After the much to big ninja detour we have a small bestiary.

This section aslo includes several adventure seeds in the Challenge-Focus-Strike format, and a complete adventure.

I found the CFS seed fine, but the adventure while interesting has some flaws.

For one, it forces players to play pre-gempukku characters.
It also puts a Fortune immediately as a patron of the players.
Considering it is an introductory adventure and the characters are supposed to be children it also is very heavy-handed in the consequences for some failures.

If you fix these aspects it is a very fine introductory adventure for both the system and the setting.

After Ceremony of samurai we are treated with something I've come to realize we are sorely missing from 3rd Ed. onwards.

Maps.

Castle maps, geisha houses, temples, villages, you name it it exists.
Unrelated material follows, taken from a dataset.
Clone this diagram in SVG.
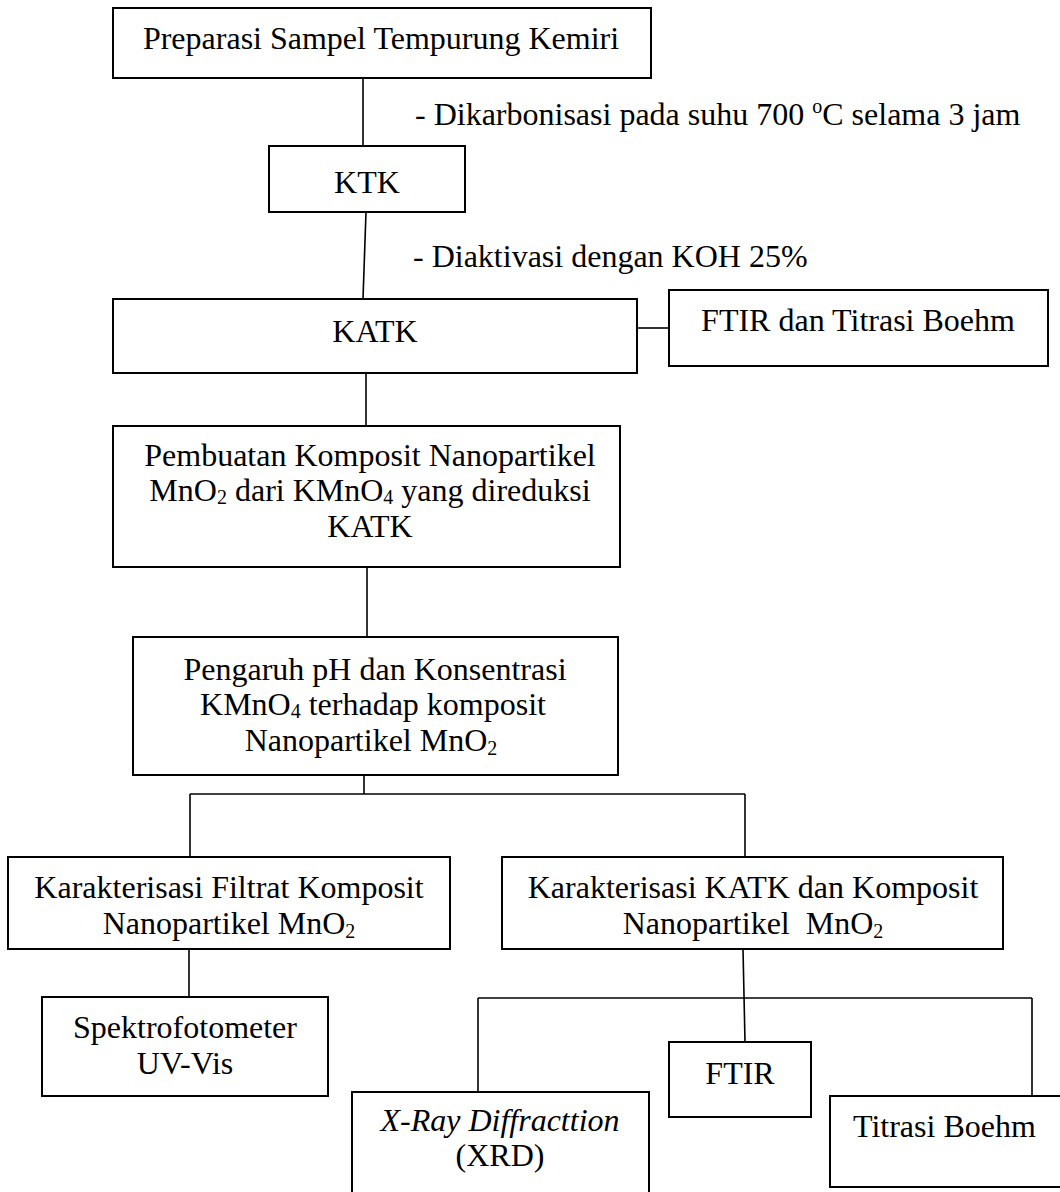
<svg xmlns="http://www.w3.org/2000/svg" width="1060" height="1192" viewBox="0 0 1060 1192">
<style>
.box{fill:#fff;stroke:#000;stroke-width:2}
.ln{fill:none;stroke:#000;stroke-width:1.6}
.t{font-family:"Liberation Serif","Times New Roman",serif;font-size:32px;fill:#000}
.c{text-anchor:middle}
.s{font-size:20px}
</style>
<rect width="1060" height="1192" fill="#fff"/>
<g id="connectors">
<line class="ln" x1="363" y1="78" x2="363" y2="146"/>
<line class="ln" x1="366" y1="212" x2="363" y2="299"/>
<line class="ln" x1="637" y1="328" x2="669" y2="328"/>
<line class="ln" x1="366" y1="373" x2="366" y2="426"/>
<line class="ln" x1="367" y1="567" x2="367" y2="637"/>
<line class="ln" x1="364" y1="775" x2="364" y2="794"/>
<line class="ln" x1="190" y1="794" x2="745" y2="794"/>
<line class="ln" x1="190" y1="794" x2="190" y2="857"/>
<line class="ln" x1="745" y1="794" x2="745" y2="857"/>
<line class="ln" x1="189" y1="949" x2="189" y2="997"/>
<line class="ln" x1="743" y1="949" x2="745" y2="1042"/>
<line class="ln" x1="478" y1="998" x2="1032" y2="998"/>
<line class="ln" x1="478" y1="998" x2="478" y2="1092"/>
<line class="ln" x1="1032" y1="998" x2="1032" y2="1096"/>
</g>
<g id="label-karbonisasi">
<text class="t" x="415" y="125">- Dikarbonisasi pada suhu 700 <tspan class="s" dy="-12">o</tspan><tspan dy="12">C selama 3 jam</tspan></text>
</g>
<g id="label-aktivasi">
<text class="t" x="413" y="267">- Diaktivasi dengan KOH 25%</text>
</g>
<g id="n-preparasi">
<rect class="box" x="113" y="8" width="538" height="70"/>
<text class="t c" x="381" y="49">Preparasi Sampel Tempurung Kemiri</text>
</g>
<g id="n-ktk">
<rect class="box" x="269" y="146" width="196" height="66"/>
<text class="t c" x="367" y="193">KTK</text>
</g>
<g id="n-katk">
<rect class="box" x="113" y="299" width="524" height="74"/>
<text class="t c" x="375" y="342">KATK</text>
</g>
<g id="n-ftir-boehm">
<rect class="box" x="669" y="290" width="379" height="76"/>
<text class="t c" x="858" y="331">FTIR dan Titrasi Boehm</text>
</g>
<g id="n-pembuatan">
<rect class="box" x="113" y="426" width="507" height="141"/>
<text class="t c" x="370" y="466">Pembuatan Komposit Nanopartikel</text>
<text class="t c" x="370" y="501">MnO<tspan class="s" dy="3">2</tspan><tspan dy="-3"> dari KMnO</tspan><tspan class="s" dy="3">4</tspan><tspan dy="-3"> yang direduksi</tspan></text>
<text class="t c" x="370" y="537">KATK</text>
</g>
<g id="n-pengaruh">
<rect class="box" x="133" y="637" width="485" height="138"/>
<text class="t c" x="375" y="680">Pengaruh pH dan Konsentrasi</text>
<text class="t c" x="373" y="715">KMnO<tspan class="s" dy="3">4</tspan><tspan dy="-3"> terhadap komposit</tspan></text>
<text class="t c" x="371" y="751">Nanopartikel MnO<tspan class="s" dy="4">2</tspan></text>
</g>
<g id="n-filtrat">
<rect class="box" x="8" y="857" width="442" height="92"/>
<text class="t c" x="229" y="898">Karakterisasi Filtrat Komposit</text>
<text class="t c" x="229" y="934">Nanopartikel MnO<tspan class="s" dy="4">2</tspan></text>
</g>
<g id="n-karakterisasi-katk">
<rect class="box" x="502" y="857" width="501" height="92"/>
<text class="t c" x="753" y="898">Karakterisasi KATK dan Komposit</text>
<text class="t c" x="753" y="934">Nanopartikel&#160; MnO<tspan class="s" dy="4">2</tspan></text>
</g>
<g id="n-spektro">
<rect class="box" x="42" y="997" width="286" height="99"/>
<text class="t c" x="185" y="1038">Spektrofotometer</text>
<text class="t c" x="185" y="1074">UV-Vis</text>
</g>
<g id="n-xrd">
<rect class="box" x="352" y="1092" width="297" height="120"/>
<text class="t c" x="500" y="1131"><tspan font-style="italic">X-Ray Diffracttion</tspan></text>
<text class="t c" x="500" y="1166">(XRD)</text>
</g>
<g id="n-ftir">
<rect class="box" x="669" y="1042" width="142" height="75"/>
<text class="t c" x="740" y="1084">FTIR</text>
</g>
<g id="n-titrasi">
<rect class="box" x="830" y="1096" width="236" height="91"/>
<text class="t" x="853" y="1137">Titrasi Boehm</text>
</g>
</svg>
Finally there is the actual map of Rokugan and a travelogue of locations.
One thing I liked here, and that returned in 4th Edtion, was how the great clans had borders that left large gaps of unaligned lands.

There are also some roads marked, which is a nice touch, as well as sea lanes, which we probably could live without.

There are a few mistakes, some key numbers are repeated, others are missing (or migh be in the creases of the pages), but nothing otherwise obvious.

My main impression here was how mind-numbingly long and baroque the toponyms are you won't find any Osaka here. Hell, you be lucky to find an Okinotorishima....

And with this I ended reading the first L5R rpg book ever. There were a few tables adds, reading suggestions, and the usual author notes, but nothing noteworthy (pun not really intended), but there is no point going over that.

I will do a small post-read analysis of somet hings that came up while I was reading but didn't fel right to post just yet, and then I'm going to start on the 1st gamemaster pack.